• YOUR GOAL: Don't include pictures. Quote the lines below from the first through the line that contains "import numpy as np".

• DATA BLOCK:
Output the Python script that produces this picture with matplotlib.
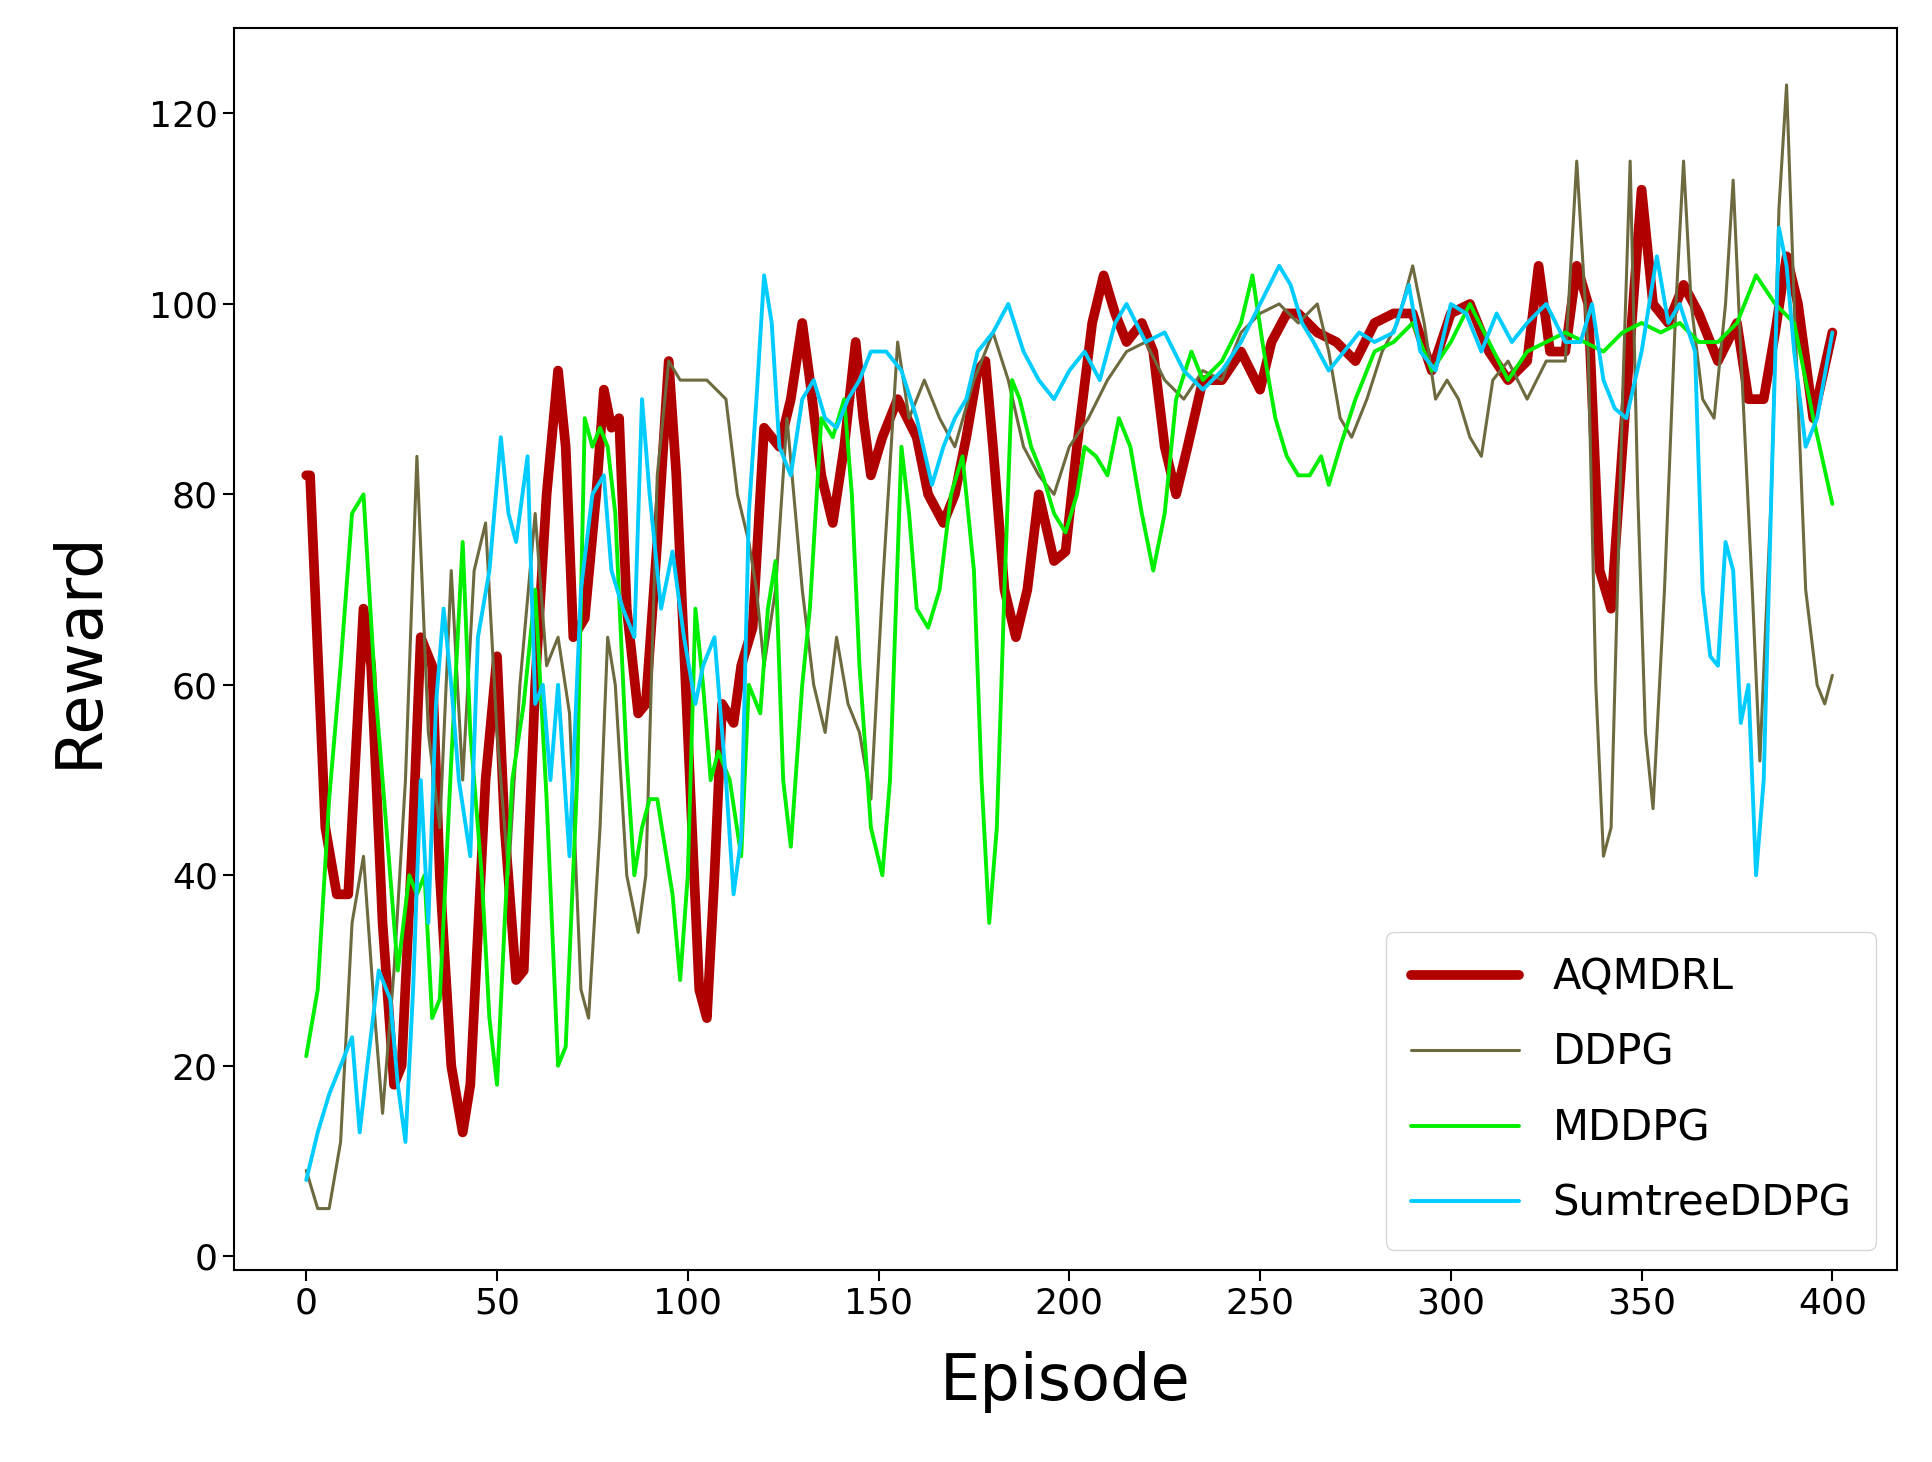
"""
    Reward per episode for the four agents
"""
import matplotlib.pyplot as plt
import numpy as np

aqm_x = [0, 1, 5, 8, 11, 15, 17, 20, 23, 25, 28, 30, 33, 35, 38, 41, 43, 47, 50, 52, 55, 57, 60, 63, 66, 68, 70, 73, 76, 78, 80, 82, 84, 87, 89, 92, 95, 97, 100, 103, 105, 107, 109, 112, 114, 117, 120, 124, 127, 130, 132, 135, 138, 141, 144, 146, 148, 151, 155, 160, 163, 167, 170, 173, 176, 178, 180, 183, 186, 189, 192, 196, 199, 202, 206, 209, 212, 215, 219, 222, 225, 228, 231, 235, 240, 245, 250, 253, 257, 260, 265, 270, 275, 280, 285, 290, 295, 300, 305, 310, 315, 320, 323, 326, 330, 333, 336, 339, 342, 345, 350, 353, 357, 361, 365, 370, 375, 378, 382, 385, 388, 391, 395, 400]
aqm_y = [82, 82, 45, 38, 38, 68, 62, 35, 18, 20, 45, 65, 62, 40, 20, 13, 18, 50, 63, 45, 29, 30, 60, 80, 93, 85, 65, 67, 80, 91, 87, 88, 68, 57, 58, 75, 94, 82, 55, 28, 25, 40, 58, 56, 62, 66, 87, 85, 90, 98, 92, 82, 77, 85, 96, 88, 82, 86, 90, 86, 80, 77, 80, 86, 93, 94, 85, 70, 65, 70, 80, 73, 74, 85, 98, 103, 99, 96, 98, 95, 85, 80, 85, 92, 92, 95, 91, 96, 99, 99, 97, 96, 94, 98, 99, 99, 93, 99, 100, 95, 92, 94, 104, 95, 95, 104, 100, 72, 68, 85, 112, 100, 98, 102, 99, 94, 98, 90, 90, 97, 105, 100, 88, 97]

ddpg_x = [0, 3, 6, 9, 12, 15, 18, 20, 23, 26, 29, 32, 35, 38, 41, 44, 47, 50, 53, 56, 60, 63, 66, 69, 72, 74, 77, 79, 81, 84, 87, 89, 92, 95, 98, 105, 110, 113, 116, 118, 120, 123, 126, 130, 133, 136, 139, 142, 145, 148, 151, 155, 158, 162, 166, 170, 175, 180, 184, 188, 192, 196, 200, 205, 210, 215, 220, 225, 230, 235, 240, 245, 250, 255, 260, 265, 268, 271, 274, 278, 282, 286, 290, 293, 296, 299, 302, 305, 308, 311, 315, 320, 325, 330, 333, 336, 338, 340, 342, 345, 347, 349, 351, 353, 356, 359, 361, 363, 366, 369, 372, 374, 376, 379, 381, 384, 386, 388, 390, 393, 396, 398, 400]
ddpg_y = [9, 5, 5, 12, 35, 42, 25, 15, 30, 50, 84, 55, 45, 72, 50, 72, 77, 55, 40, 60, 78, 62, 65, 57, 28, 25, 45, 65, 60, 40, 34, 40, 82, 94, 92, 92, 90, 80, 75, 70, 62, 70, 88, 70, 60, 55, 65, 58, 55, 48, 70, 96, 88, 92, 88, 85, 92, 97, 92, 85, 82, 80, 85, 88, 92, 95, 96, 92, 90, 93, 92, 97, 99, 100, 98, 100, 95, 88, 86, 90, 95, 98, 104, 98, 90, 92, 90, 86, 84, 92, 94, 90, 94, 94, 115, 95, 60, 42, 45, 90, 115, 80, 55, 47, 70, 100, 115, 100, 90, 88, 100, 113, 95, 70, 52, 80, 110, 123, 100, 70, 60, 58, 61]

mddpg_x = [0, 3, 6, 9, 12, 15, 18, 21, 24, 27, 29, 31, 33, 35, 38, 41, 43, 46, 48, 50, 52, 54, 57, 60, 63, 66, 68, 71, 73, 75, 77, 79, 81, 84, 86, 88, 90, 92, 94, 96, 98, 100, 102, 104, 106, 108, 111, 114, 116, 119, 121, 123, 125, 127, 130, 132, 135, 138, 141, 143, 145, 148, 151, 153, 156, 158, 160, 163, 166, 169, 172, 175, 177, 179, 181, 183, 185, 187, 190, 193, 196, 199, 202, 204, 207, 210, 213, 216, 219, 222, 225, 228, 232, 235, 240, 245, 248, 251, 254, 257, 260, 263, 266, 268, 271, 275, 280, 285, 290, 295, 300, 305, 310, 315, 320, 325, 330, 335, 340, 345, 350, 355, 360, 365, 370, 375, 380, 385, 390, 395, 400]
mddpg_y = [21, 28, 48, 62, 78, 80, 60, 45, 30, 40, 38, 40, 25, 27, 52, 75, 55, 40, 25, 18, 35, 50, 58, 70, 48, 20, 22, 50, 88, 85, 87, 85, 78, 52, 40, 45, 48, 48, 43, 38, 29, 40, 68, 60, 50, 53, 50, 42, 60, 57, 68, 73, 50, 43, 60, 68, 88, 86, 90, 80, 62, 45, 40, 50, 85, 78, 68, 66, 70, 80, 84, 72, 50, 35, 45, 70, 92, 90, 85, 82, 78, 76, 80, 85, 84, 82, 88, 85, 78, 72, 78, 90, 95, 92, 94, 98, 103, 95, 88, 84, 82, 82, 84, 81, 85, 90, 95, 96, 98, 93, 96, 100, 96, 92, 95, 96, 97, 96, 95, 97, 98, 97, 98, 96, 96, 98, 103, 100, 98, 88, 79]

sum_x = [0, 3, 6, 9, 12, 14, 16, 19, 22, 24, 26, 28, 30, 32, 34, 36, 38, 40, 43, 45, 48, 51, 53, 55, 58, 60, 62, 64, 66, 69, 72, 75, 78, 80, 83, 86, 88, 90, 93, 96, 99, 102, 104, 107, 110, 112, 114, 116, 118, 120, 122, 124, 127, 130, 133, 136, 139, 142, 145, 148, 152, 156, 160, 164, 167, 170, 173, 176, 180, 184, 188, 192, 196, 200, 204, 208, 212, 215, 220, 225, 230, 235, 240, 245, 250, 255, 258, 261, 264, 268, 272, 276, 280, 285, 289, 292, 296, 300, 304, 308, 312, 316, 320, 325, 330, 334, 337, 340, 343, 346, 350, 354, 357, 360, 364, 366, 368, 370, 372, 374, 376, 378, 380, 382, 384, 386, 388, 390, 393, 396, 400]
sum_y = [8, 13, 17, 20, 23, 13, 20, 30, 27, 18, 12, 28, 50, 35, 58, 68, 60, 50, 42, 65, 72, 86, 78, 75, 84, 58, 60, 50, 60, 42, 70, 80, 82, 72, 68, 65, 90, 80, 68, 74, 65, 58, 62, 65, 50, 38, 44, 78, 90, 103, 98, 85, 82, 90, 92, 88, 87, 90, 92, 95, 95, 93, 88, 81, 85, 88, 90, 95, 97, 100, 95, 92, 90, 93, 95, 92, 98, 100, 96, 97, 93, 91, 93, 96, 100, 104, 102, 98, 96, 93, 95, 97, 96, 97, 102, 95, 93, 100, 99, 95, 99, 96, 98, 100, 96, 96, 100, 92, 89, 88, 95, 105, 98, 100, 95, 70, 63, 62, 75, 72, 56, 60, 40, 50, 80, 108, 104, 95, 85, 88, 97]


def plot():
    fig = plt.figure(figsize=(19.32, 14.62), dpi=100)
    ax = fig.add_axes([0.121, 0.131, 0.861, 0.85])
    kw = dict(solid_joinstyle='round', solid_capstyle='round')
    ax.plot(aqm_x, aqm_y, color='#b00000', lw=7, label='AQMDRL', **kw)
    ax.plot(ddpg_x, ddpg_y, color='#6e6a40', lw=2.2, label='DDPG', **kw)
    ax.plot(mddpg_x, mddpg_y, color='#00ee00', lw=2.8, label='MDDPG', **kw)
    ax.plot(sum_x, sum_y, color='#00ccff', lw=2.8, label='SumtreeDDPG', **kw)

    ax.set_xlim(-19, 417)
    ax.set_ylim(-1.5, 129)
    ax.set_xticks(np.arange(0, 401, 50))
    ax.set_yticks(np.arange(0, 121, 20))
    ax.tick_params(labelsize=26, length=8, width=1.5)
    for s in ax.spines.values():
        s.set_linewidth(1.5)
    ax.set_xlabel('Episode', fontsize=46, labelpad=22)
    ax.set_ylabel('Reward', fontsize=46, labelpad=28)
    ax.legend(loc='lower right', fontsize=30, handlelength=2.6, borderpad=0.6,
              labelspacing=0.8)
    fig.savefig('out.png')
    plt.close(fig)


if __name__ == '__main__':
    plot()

• EXERCISE SOLUTION:
Output the Python script that produces this picture with matplotlib.
"""
    Reward per episode for the four agents
"""
import matplotlib.pyplot as plt
import numpy as np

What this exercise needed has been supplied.